= Tom Lewis (physician) =

English obstetrician-gynecologist

Thomas Loftus Townshend Lewis CBE (27 May 1918 – 9 April 2004) was an internationally renowned English obstetrician / gynecologist who served on the council of the Royal College of Obstetricians and Gynaecologists as secretary (1961–1968) and later as senior vice president (1975–1978). He was the author of three books on obstetrics/ gynecology, one of which is considered a classic text on the topic: Progress in Clinical Obstetrics and Gynaecology. Lewis was appointed as a Commander of the Order of the British Empire in 1979.

Lewis was born in Hampstead, North London.
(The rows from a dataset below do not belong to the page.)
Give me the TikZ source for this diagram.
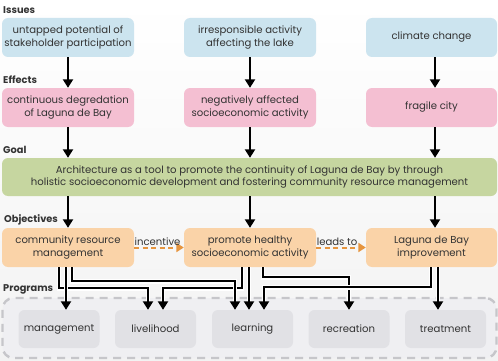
\documentclass[tikz,border=0pt]{standalone}
\usepackage{fontspec}
\setmainfont{Poppins}
\usetikzlibrary{arrows.meta}
\definecolor{issuec}{HTML}{CCE4EF}
\definecolor{effectc}{HTML}{F4BFD2}
\definecolor{goalc}{HTML}{C6D6A0}
\definecolor{objc}{HTML}{FAD3A8}
\definecolor{progc}{HTML}{E1E1E5}
\definecolor{contc}{HTML}{EFEFF2}
\definecolor{dashc}{HTML}{C6C6CA}
\definecolor{orangec}{HTML}{E6953F}
\definecolor{textc}{HTML}{333333}
\begin{document}
\begin{tikzpicture}[x=1pt,y=-1pt,
  box/.style={rounded corners=6pt, align=center, inner sep=0pt,
    font=\fontsize{10.1}{12.8}\selectfont, text=textc, minimum height=39pt},
  issue/.style={box, fill=issuec, minimum width=132pt},
  effect/.style={box, fill=effectc, minimum width=132pt},
  objective/.style={box, fill=objc, minimum width=132pt},
  goalbox/.style={box, fill=goalc, minimum width=495pt, minimum height=38pt},
  progbox/.style={box, fill=progc, minimum width=81pt, minimum height=38pt},
  heading/.style={anchor=west, inner sep=0pt, font=\bfseries\fontsize{9.8}{11}\selectfont, text=textc},
  flow/.style={line width=2.3pt, -{Triangle[length=8.5pt,width=10pt]}},
  halo/.style={preaction={draw=white, line width=4.6pt, -, shorten >=7pt}},
  dashflow/.style={orangec, line width=2pt, dash pattern=on 5pt off 3.5pt,
    -{Triangle[length=7.5pt,width=9pt]}},
  dlabel/.style={font=\fontsize{10.1}{11}\selectfont, text=textc, inner sep=0pt}
]
\useasboundingbox (0,0) rectangle (498,361);
\fill[top color=white, bottom color=black!5] (0,0) rectangle (498,361);

% headings
\node[heading] (hIss) at (3,10) {Issues};
\node[heading] (hEff) at (3,80) {Effects};
\node[heading] (hGoal) at (3,150) {Goal};
\node[heading] (hObj) at (4,220) {Objectives};
\node[heading] (hProg) at (3,289) {Programs};

% programs container
\node[draw=dashc, line width=2.4pt, dash pattern=on 8pt off 6pt, fill=contc,
  rounded corners=11pt, minimum width=494pt, minimum height=60pt, inner sep=0pt]
  (cont) at (249.5,328) {};

% issues
\node[issue] (i1) at (68,37.5) {untapped potential of\\stakeholder participation};
\node[issue] (i2) at (250,37.5) {irresponsible activity\\affecting the lake};
\node[issue, minimum width=131pt] (i3) at (431.5,37.5) {climate change};

% effects
\node[effect] (e1) at (68,107.5) {continuous degredation\\of Laguna de Bay};
\node[effect] (e2) at (250,107.5) {negatively affected\\socioeconomic activity};
\node[effect, minimum width=131pt] (e3) at (431.5,107.5) {fragile city};

% goal
\node[goalbox] (g) at (249.5,177) {Architecture as a tool to promote the continuity of Laguna de Bay by through\\holistic socioeconomic development and fostering community resource management};

% objectives
\node[objective] (o1) at (68,247.5) {community resource\\management};
\node[objective] (o2) at (250,247.5) {promote healthy\\socioeconomic activity};
\node[objective, minimum width=131pt] (o3) at (431.5,247.5) {Laguna de Bay\\improvement};

% programs
\node[progbox] (p1) at (59,329) {management};
\node[progbox] (p2) at (155.5,329) {livelihood};
\node[progbox] (p3) at (252.5,329) {learning};
\node[progbox] (p4) at (349,329) {recreation};
\node[progbox] (p5) at (445.5,329) {treatment};

% issues -> effects
\draw[flow] (i1) -- (e1);
\draw[flow] (i2) -- (e2);
\draw[flow] ([xshift=3.5pt]i3.south) -- ([xshift=3.5pt]e3.north);

% effects -> goal
\draw[flow] (e1.south) -- (e1.south |- g.north);
\draw[flow] (e2.south) -- (e2.south |- g.north);
\draw[flow] ([xshift=3.5pt]e3.south) -- ([xshift=3.5pt]e3.south |- g.north);

% goal -> objectives
\draw[flow] (o1.north |- g.south) -- (o1.north);
\draw[flow] (o2.north |- g.south) -- (o2.north);
\draw[flow] ([xshift=3.5pt]o3.north |- g.south) -- ([xshift=3.5pt]o3.north);

% dashed objective links
\draw[dashflow] (o1.east) -- node[dlabel, pos=0.47, yshift=5.5pt] (lInc) {incentive} (o2.west);
\draw[dashflow] (o2.east) -- node[dlabel, pos=0.42, yshift=5.5pt] (lLead) {leads to} (o3.west);

% objectives -> programs
\draw[flow, halo] ([xshift=-9pt]o1.south) -- ++(0,21) -| ([xshift=-7.5pt]p2.north);
\draw[flow, halo] ([xshift=-2pt]o1.south) -- ([xshift=7pt]p1.north);
\draw[flow, halo] ([xshift=13pt]o2.south) -- ++(0,10) -| (p4.north);
\draw[flow, halo] ([xshift=-0.5pt]o3.south) -- ++(0,20) -| ([xshift=11.5pt]p3.north);
\draw[flow, halo] ([xshift=-8pt]o2.south) -- ++(0,21) -| ([xshift=7.5pt]p2.north);
\draw[flow, halo] ([xshift=4pt]o1.south) -- ++(0,14) -| ([xshift=-17.5pt]p3.north);
\draw[flow, halo] ([xshift=-1pt]o2.south) -- ([xshift=-3.5pt]p3.north);
\draw[flow, halo] ([xshift=6.5pt]o3.south) -- ([xshift=-7.5pt]p5.north);
\end{tikzpicture}
\end{document}
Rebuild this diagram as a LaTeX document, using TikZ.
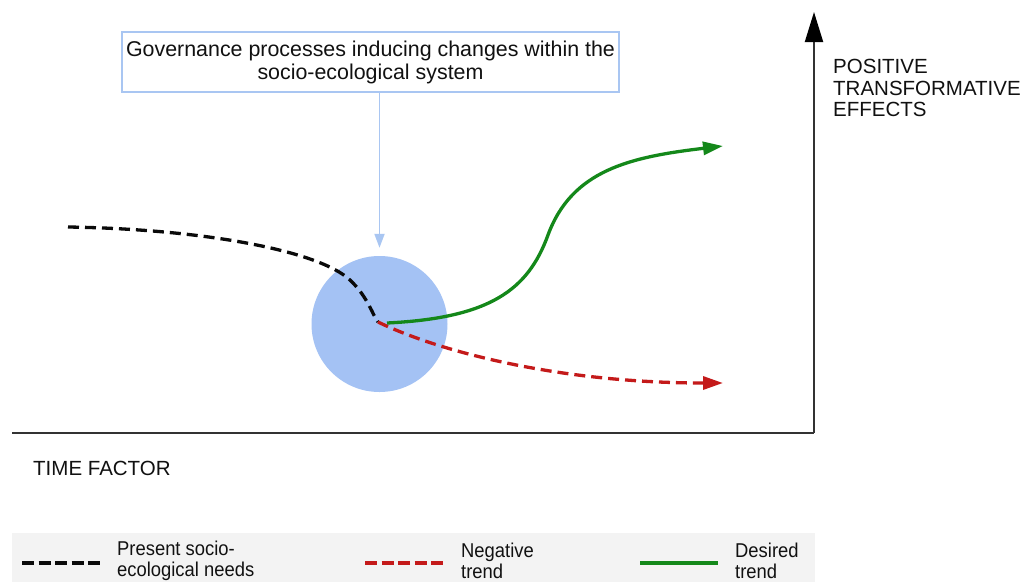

Raised by his paternal grandparents in Cape Town, South Africa, until the age of 15, he then went to London to live with his father Neville Lewis. His grandfather had been mayor of Cape Town. He studied medicine at Jesus College, Cambridge, before enlisting as a doctor in the South African Air Force in 1943, and married Alexandra "Bunty" Moore in 1946. In 1948 he was appointed consultant at Guy's Hospital in London, and was consultant for Queen Charlotte's Maternity Hospital and Chelsea Hospital for Women from 1950 until his retirement in 1983.

Lewis was an avid athlete, and was selected to play for the England national rugby union team, although illness prevented him from representing his country.

Lewis died at his home in Wimbledon, London, aged 85.